Tout cela explique pourquoi, durant la période de la guerre d’indépendance:

«(…) l’un des soucis lancinants des responsables arabes (…) aura été de marginaliser les chefs politiques kabyles: à leurs yeux (…) à peu près tous suspects de berbérisme et leur loyalisme arabe n’est pas assuré. La liquidation physique d’Abane Ramdane, puis le lent processus d’encerclement et de marginalisation de Krim Belkacem, peut-être même la mort d’Amirouche, s’inscrivent dans ce contexte de rivalité Arabes/Kabyles. Par-delà leurs divergences et les conflits d’ambitions personnelles, les principaux chefs arabes se sont tous retrouvés sur la nécessité de briser l’hégémonie kabyle sur le FLN-ALN. Trente ans après les évènements, l’ancien président Ahmed ben Bella (considérait) encore le Congrès de la Soummam (1956) et l’action d’Abane Ramdane– en particulier son laïcisme– comme «entachés de berbérisme et tournant le dos à l’Islam. Il explicite ainsi l’un des motifs qui ont amené ses pairs et ennemis politiques au sein du FLN à organiser sa liquidation physique» (Chaker, S., (1987) «L’Affirmation identitaire berbère à partir de 1900, Constantes et mutations (Kabylie)». «Revue de l’Occident musulman et de la Méditerranée, année 1987, volume 44, pp.13-34).
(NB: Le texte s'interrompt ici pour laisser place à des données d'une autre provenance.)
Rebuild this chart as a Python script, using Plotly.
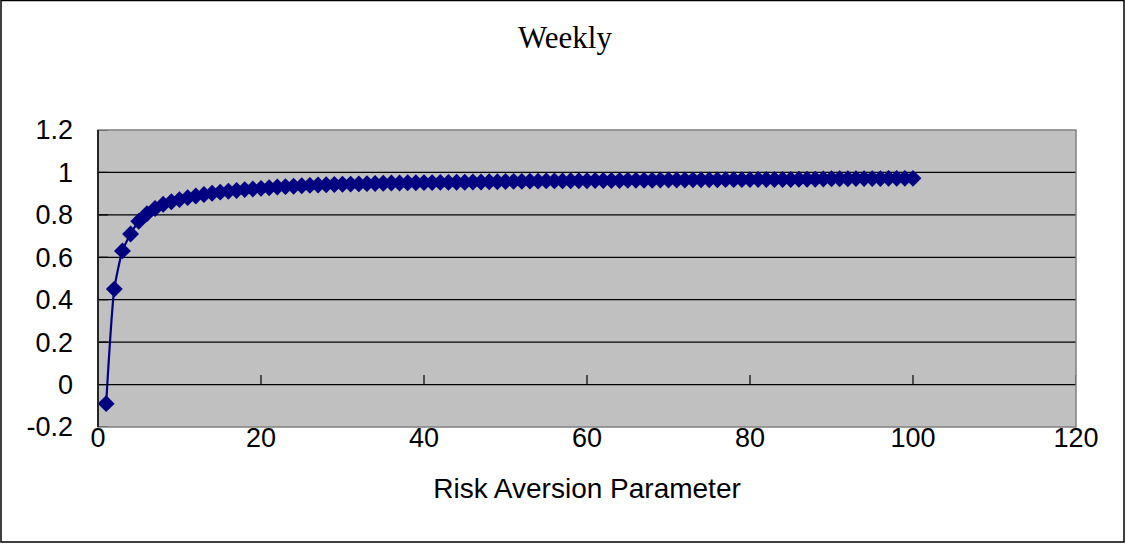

D’autant plus que, sur le terrain, la guerre contre la France fut essentiellement menée par des Berbères dont les chefs étaient Abane Ramdane, Amirouche Aït Hamouda, Krim Belkacem ou encore Hocine Aït Hamed. Les Berbères revendiquaient même l’antériorité du combat nationaliste car ils:

«(…) avaient opté pour l’indépendance à une époque où le courant arabo-musulman était encore loin d’avoir, dans toutes ses composantes, remis en cause la souveraineté de la France!» (Chaker, 1987, op cité, page 23).

En définitive, le berbérisme fut évacué de la revendication nationaliste au profit de l’arabo-islamisme qui devint la doctrine officielle du FLN, laquelle fut ensuite reprise à leur compte par les militaires qui prirent le pouvoir en 1965, ce que nous verrons dans ma prochaine chronique.